Adam Johnson, the author of Pulitzer Prize-winning The Orphan Master’s Son, has a new story collection, Fortunes Smiles, out today. The collection, which includes six stories, was recently reviewed, with high praise, by Lauren Groff for The New York Times.
Each of the stories in the collection have appeared in esteemed journals such as Tin House, except one. In December, this story, “George Orwell Was a Friend of Mine,” will be the feature of a collaboration with the artists at 21st Editions called “The Janus Turn.” Only thirty-seven copies of the resulting work will be produced. And they will each sell for the handsome sum of nine thousand dollars.
Ron Charles at The Washington Post said of the collaboration: “What a different experience this will be than scrolling through the text on your e-reader.

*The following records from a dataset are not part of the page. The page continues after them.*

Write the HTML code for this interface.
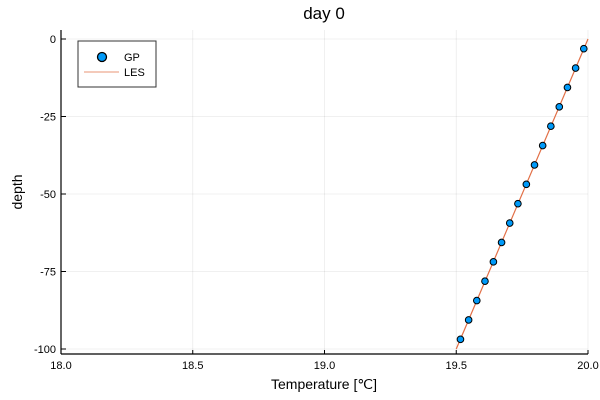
<!DOCTYPE html>
<html><head><meta charset="utf-8"><style>
body{margin:0;background:#fff}
svg{display:block;font-family:"Liberation Sans",sans-serif}
</style></head><body>
<svg id="chart" width="600" height="400">
<text x="324" y="19" font-size="17" text-anchor="middle">day 0</text>
<g id="grid"></g>
<g id="axes"></g>
<g id="series"></g>
<text x="324" y="389" font-size="14" text-anchor="middle">Temperature [℃]</text>
<text x="22" y="192" font-size="14" text-anchor="middle" transform="rotate(-90 22 192)">depth</text>
<g>
<rect x="78" y="41" width="78" height="46" fill="#fff" stroke="#333" stroke-width="1"/>
<circle cx="102" cy="57" r="4.5" fill="#009af9" stroke="#000" stroke-width="1.3"/>
<text x="124" y="61" font-size="11">GP</text>
<line x1="84" y1="72" x2="119" y2="72" stroke="#e26f46" stroke-opacity="0.6" stroke-width="1.2"/>
<text x="124" y="76" font-size="11">LES</text>
</g>
</svg>
<script>
const xTicks=[18.0,18.5,19.0,19.5,20.0];
const xTickLabels=["18.0","18.5","19.0","19.5","20.0"];
const yTicks=[0,-25,-50,-75,-100];
const yTickLabels=["0","-25","-50","-75","-100"];
const gpDepth=[-3.125,-9.375,-15.625,-21.875,-28.125,-34.375,-40.625,-46.875,-53.125,-59.375,-65.625,-71.875,-78.125,-84.375,-90.625,-96.875];
const gpTemp=[19.984,19.953,19.922,19.891,19.859,19.828,19.797,19.766,19.734,19.703,19.672,19.641,19.609,19.578,19.547,19.516];
const lesDepth=[0,-100];
const lesTemp=[20.0,19.5];
const NS="http://www.w3.org/2000/svg";
const L=61,R=588,T=30,B=354;
function sx(v){return L+(v-18)/2*(R-L);}
function sy(v){return 39+(0-v)/100*310;}
function mk(tag,attrs,parent){const e=document.createElementNS(NS,tag);for(const k in attrs)e.setAttribute(k,attrs[k]);parent.appendChild(e);return e;}
const grid=document.getElementById('grid'),axes=document.getElementById('axes'),series=document.getElementById('series');
xTicks.forEach((t,i)=>{
 const g=mk('line',{x1:sx(t),x2:sx(t),y1:T,y2:B,stroke:'#000','stroke-opacity':0.08,'stroke-width':0.8},grid);
 
 
 const tk=mk('line',{x1:sx(t),x2:sx(t),y1:B,y2:B-4,stroke:'#000','stroke-width':1},axes);
 
 
 const tx=mk('text',{x:sx(t),y:B+15,'font-size':11,'text-anchor':'middle'},axes);
 tx.textContent=xTickLabels[i];
 
 
});
yTicks.forEach((t,i)=>{
 const g=mk('line',{x1:L,x2:R,y1:sy(t),y2:sy(t),stroke:'#000','stroke-opacity':0.08,'stroke-width':0.8},grid);
 
 
 const tk=mk('line',{x1:L,x2:L+5,y1:sy(t),y2:sy(t),stroke:'#000','stroke-width':1},axes);
 
 
 const tx=mk('text',{x:L-5,y:sy(t)+4,'font-size':11,'text-anchor':'end'},axes);
 tx.textContent=yTickLabels[i];
 
 
});
const xa=mk('line',{x1:L,x2:R,y1:B,y2:B,stroke:'#000','stroke-width':1.2},axes);


const ya=mk('line',{x1:L,x2:L,y1:T,y2:B,stroke:'#000','stroke-width':1.2},axes);


const pl=mk('polyline',{points:lesTemp.map((t,i)=>sx(t)+','+sy(lesDepth[i])).join(' '),fill:'none',stroke:'#e26f46','stroke-width':1.2},series);


gpTemp.forEach((t,i)=>{
 const c=mk('circle',{cx:sx(t),cy:sy(gpDepth[i]),r:3.3,fill:'#009af9',stroke:'#000','stroke-width':1},series);
 
 
});
</script>
</body></html>
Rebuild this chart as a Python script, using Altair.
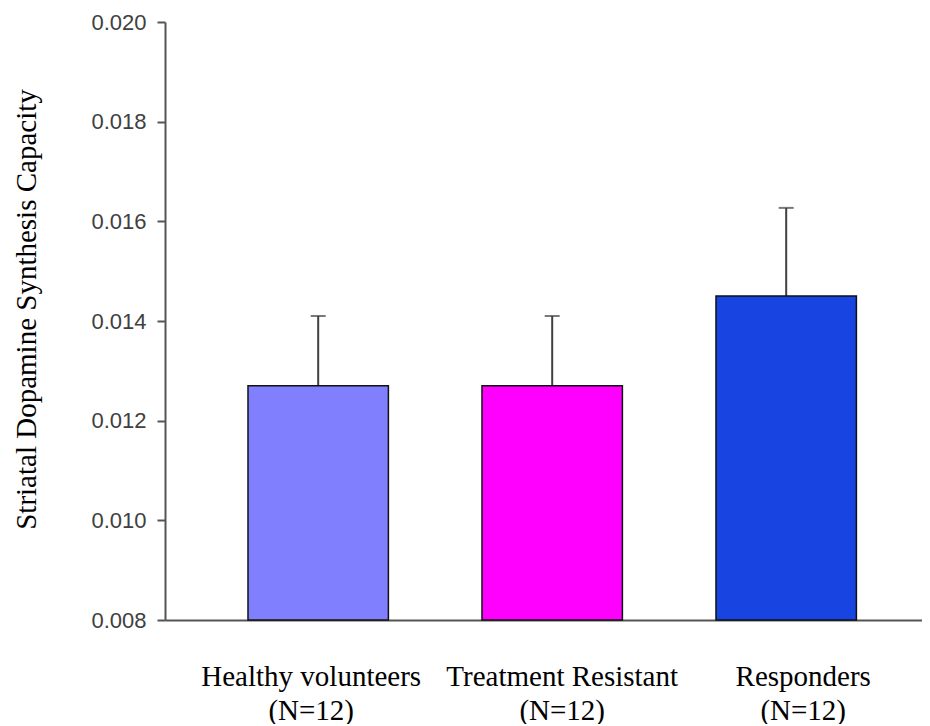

You would never accidentally leave this on the subway.”
It’s true, of course—you wouldn’t. 21st Editions is a maker of literature-focused art that encourages the exploration of the thoughtful intersection between content and its forms.
But does engaging with a story differently, in another format, ineluctably change the story itself? I’d argue the answer is yes—it does. That the work is titled “The Janus Turn” already creates a new perspective, a complicated duality, story and art mirroring one another.
If there is another question, then, it seems to be: Is “The Janus Turn” worth $9,000? To which I would respond, “Of course. Could a Picasso be worth millions?”
It’s true that it’s not the same thing—but I do think that it is impossibly difficult to assign monetary value to the care taken and the process endured in creating art.
It would be interesting to see how 21st Editions could grow its operation with other written work or make its art more accessible. It does seem, however, that these are things that seem to run in some discord with the company’s high aim to follow, as noted in the Wall Street Journal, “in Alfred Stieglitz’s footsteps,” in enriching and exalting photography as an art form. Compromise in any direction would simply cheapen the work. This is art at its highest and, sure, most expensive, but it is well worth our attention and admiration.